> [What to produce]:
Reproduce the listing below exactly, beginning with its first line and ending with the line that holds "ax = fig.add_axes([158"; pictures are not part of the copy.

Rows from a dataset
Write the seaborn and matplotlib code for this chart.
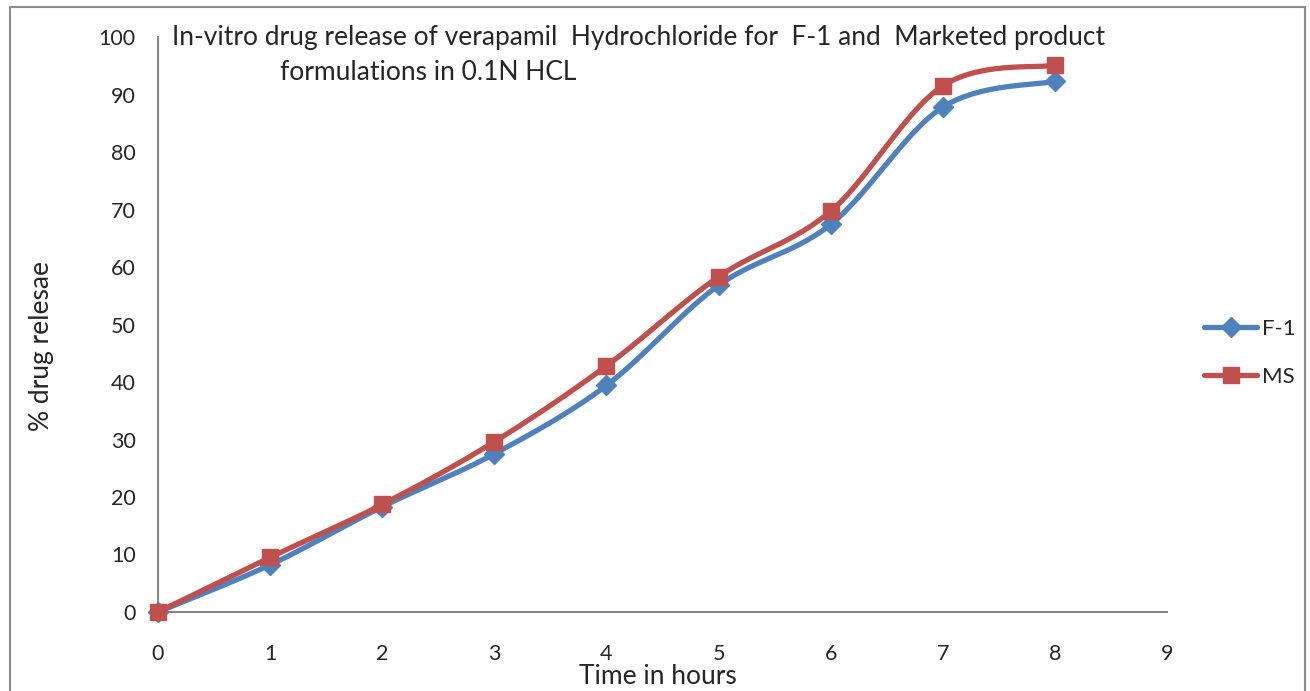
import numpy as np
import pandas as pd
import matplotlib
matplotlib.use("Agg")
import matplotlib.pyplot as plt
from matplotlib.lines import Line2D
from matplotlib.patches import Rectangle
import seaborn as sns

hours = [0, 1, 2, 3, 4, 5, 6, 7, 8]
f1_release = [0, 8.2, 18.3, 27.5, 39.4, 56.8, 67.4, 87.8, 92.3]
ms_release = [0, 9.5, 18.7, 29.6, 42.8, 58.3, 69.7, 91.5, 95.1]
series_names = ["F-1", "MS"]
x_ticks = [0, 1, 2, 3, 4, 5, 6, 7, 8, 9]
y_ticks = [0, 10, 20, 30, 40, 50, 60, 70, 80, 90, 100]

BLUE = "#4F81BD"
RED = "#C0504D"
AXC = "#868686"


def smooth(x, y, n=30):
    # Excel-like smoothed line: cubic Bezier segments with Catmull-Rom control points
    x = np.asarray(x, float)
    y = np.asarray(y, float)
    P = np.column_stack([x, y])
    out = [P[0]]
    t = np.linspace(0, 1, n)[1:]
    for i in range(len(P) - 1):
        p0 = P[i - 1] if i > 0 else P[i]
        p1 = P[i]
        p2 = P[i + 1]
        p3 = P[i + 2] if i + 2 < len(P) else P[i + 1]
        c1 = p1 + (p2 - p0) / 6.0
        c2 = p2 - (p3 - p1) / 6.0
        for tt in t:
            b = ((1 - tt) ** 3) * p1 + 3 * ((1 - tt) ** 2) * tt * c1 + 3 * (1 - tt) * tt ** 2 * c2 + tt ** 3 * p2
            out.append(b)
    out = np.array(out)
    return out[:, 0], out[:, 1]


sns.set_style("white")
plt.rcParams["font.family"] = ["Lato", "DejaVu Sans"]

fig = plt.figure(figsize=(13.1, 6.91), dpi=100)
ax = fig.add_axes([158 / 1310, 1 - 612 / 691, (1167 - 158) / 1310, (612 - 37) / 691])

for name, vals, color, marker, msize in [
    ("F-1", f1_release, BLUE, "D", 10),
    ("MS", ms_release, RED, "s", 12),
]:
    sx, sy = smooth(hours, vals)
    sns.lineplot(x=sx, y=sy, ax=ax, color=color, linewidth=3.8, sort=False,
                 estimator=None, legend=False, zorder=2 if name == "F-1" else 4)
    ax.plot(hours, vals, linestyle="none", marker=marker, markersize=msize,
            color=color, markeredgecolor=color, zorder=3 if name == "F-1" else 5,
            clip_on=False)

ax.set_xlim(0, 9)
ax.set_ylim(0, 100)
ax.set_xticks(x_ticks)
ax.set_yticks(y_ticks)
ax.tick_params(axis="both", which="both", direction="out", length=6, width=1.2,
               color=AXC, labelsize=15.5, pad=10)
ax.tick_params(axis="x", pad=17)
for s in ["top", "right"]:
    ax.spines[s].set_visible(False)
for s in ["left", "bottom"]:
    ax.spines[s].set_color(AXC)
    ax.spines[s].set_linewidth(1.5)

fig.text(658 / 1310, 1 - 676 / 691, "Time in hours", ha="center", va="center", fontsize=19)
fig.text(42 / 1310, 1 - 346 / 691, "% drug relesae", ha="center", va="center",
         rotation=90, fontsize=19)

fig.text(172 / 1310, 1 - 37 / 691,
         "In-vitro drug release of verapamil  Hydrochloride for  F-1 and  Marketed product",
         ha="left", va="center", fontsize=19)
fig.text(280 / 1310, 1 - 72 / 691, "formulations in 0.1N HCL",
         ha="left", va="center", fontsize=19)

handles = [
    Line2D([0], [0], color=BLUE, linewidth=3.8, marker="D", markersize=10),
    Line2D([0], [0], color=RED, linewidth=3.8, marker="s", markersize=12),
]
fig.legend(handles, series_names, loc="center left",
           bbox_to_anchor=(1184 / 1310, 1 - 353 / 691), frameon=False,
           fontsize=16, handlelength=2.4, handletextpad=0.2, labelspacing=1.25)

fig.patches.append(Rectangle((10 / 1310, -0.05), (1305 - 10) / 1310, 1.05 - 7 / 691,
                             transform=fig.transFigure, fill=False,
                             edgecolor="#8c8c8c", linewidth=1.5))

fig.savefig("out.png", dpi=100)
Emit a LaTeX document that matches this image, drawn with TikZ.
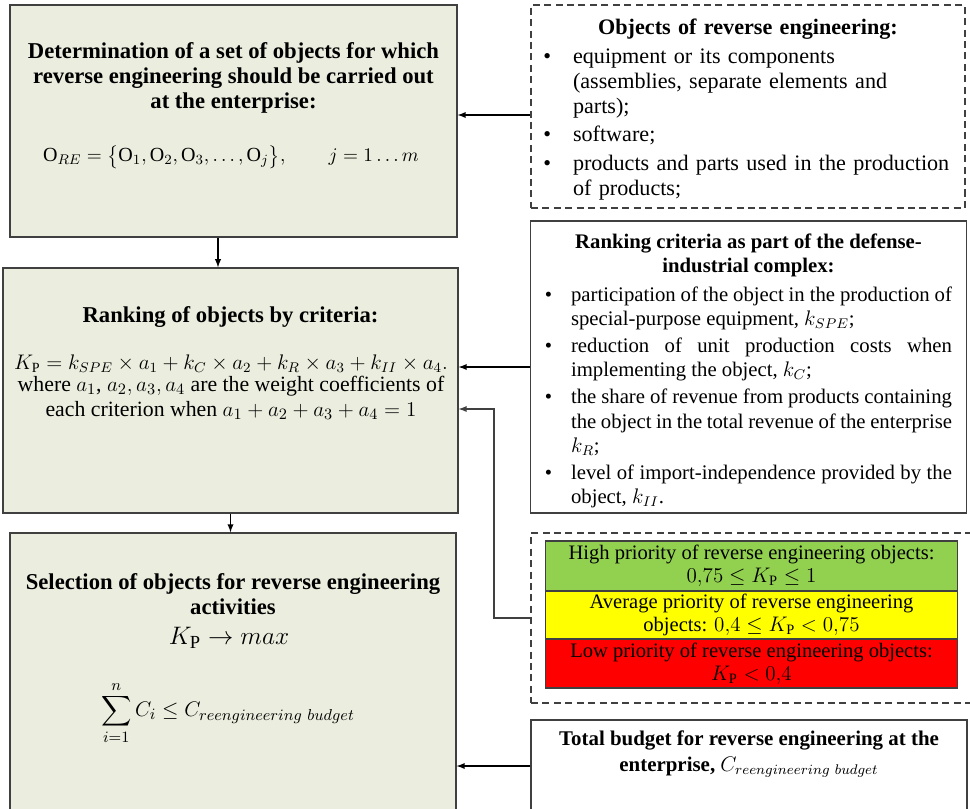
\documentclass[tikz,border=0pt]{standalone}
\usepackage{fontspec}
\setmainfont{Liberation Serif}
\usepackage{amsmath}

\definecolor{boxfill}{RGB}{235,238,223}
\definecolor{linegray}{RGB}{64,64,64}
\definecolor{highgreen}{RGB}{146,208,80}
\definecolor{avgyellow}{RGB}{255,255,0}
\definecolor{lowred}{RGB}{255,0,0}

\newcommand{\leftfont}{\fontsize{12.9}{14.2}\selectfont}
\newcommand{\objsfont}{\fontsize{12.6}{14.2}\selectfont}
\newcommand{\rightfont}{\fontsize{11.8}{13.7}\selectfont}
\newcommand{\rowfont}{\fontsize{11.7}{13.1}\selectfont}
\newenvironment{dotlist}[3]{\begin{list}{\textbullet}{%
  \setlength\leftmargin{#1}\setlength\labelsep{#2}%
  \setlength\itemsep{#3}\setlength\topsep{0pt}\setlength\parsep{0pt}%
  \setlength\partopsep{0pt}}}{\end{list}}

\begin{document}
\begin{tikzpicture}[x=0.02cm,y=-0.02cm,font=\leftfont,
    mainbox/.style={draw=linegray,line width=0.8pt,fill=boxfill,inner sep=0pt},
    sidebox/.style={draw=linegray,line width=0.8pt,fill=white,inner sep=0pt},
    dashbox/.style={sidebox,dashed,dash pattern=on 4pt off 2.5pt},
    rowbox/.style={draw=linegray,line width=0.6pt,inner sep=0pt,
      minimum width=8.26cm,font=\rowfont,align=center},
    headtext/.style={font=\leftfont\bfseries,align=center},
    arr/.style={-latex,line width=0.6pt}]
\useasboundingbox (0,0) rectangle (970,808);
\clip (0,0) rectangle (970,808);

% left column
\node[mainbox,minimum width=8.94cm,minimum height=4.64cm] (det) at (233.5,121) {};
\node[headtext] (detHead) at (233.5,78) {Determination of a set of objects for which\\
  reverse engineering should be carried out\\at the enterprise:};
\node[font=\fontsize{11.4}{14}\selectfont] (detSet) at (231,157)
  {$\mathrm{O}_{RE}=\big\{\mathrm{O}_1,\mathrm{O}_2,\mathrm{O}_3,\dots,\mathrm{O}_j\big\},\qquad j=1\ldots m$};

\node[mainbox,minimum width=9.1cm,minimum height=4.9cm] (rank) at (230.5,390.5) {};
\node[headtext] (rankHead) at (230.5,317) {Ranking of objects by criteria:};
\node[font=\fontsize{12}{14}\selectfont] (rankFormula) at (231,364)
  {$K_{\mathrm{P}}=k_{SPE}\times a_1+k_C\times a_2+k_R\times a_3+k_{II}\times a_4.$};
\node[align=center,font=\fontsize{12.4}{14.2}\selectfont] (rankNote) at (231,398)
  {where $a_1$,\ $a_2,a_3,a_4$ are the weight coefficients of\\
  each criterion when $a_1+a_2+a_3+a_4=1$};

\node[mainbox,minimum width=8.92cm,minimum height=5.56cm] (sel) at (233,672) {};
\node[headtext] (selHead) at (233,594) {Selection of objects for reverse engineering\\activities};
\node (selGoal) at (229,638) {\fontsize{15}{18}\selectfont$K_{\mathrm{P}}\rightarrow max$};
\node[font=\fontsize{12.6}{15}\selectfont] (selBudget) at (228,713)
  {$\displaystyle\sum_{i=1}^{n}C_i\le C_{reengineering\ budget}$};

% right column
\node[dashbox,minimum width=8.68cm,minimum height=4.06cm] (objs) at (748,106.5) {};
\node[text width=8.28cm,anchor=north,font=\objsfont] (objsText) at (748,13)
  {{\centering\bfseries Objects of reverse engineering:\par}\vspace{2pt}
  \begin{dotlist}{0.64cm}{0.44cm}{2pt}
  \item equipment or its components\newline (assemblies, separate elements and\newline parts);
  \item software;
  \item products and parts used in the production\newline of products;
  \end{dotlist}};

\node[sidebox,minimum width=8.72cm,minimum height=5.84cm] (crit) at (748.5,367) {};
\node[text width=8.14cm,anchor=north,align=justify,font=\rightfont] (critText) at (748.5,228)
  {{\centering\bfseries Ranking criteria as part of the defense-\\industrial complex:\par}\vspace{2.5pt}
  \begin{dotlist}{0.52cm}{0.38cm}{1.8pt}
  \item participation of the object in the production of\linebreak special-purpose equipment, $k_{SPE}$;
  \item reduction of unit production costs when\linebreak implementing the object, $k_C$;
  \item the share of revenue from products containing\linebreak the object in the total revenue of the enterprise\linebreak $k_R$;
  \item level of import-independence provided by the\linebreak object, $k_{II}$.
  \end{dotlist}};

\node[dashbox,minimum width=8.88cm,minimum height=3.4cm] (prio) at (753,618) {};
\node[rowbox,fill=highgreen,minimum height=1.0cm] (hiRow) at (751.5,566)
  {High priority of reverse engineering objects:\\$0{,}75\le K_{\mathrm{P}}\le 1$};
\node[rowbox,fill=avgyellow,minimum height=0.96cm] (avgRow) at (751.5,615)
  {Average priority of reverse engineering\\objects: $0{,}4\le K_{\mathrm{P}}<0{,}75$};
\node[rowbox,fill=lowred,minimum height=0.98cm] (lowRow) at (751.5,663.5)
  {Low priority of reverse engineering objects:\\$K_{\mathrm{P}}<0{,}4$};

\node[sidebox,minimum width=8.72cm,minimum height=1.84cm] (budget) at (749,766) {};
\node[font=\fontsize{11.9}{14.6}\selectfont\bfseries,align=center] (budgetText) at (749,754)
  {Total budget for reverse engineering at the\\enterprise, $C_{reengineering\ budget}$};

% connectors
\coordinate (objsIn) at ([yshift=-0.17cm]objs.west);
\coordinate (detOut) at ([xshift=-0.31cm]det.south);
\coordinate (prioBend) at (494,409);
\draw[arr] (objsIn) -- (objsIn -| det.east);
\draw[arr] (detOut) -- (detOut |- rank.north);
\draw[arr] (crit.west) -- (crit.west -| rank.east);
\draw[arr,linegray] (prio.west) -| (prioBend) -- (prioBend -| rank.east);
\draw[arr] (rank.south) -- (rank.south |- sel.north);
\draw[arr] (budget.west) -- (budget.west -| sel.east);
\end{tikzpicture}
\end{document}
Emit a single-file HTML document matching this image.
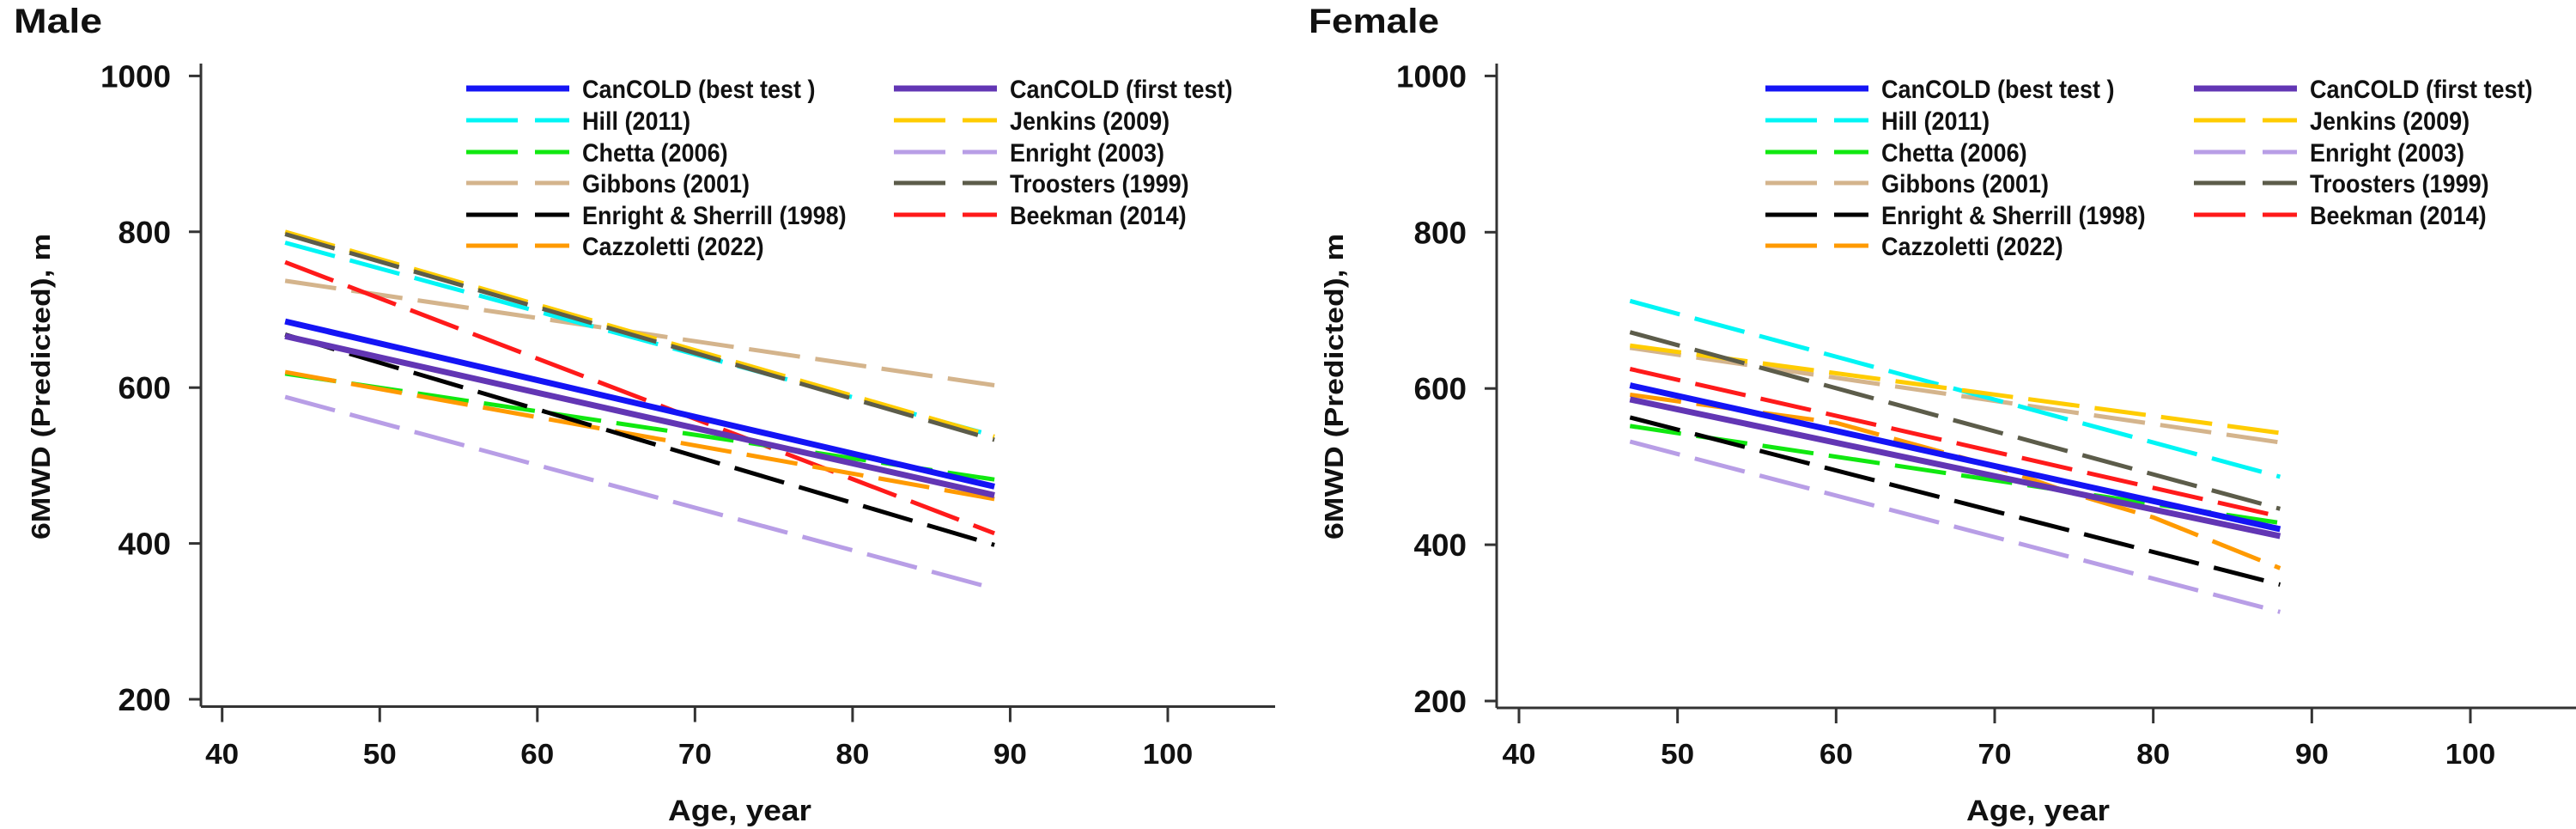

> [In response]:
Write the seaborn and matplotlib code for this chart.
import numpy as np
import pandas as pd
import matplotlib
matplotlib.use("Agg")
import matplotlib.pyplot as plt
from matplotlib.lines import Line2D
from matplotlib.patches import Rectangle
import seaborn as sns

hours = [0, 1, 2, 3, 4, 5, 6, 7, 8]
f1_release = [0, 8.2, 18.3, 27.5, 39.4, 56.8, 67.4, 87.8, 92.3]
ms_release = [0, 9.5, 18.7, 29.6, 42.8, 58.3, 69.7, 91.5, 95.1]
series_names = ["F-1", "MS"]
x_ticks = [0, 1, 2, 3, 4, 5, 6, 7, 8, 9]
y_ticks = [0, 10, 20, 30, 40, 50, 60, 70, 80, 90, 100]

BLUE = "#4F81BD"
RED = "#C0504D"
AXC = "#868686"


def smooth(x, y, n=30):
    # Excel-like smoothed line: cubic Bezier segments with Catmull-Rom control points
    x = np.asarray(x, float)
    y = np.asarray(y, float)
    P = np.column_stack([x, y])
    out = [P[0]]
    t = np.linspace(0, 1, n)[1:]
    for i in range(len(P) - 1):
        p0 = P[i - 1] if i > 0 else P[i]
        p1 = P[i]
        p2 = P[i + 1]
        p3 = P[i + 2] if i + 2 < len(P) else P[i + 1]
        c1 = p1 + (p2 - p0) / 6.0
        c2 = p2 - (p3 - p1) / 6.0
        for tt in t:
            b = ((1 - tt) ** 3) * p1 + 3 * ((1 - tt) ** 2) * tt * c1 + 3 * (1 - tt) * tt ** 2 * c2 + tt ** 3 * p2
            out.append(b)
    out = np.array(out)
    return out[:, 0], out[:, 1]


sns.set_style("white")
plt.rcParams["font.family"] = ["Lato", "DejaVu Sans"]

fig = plt.figure(figsize=(13.1, 6.91), dpi=100)
ax = fig.add_axes([158 / 1310, 1 - 612 / 691, (1167 - 158) / 1310, (612 - 37) / 691])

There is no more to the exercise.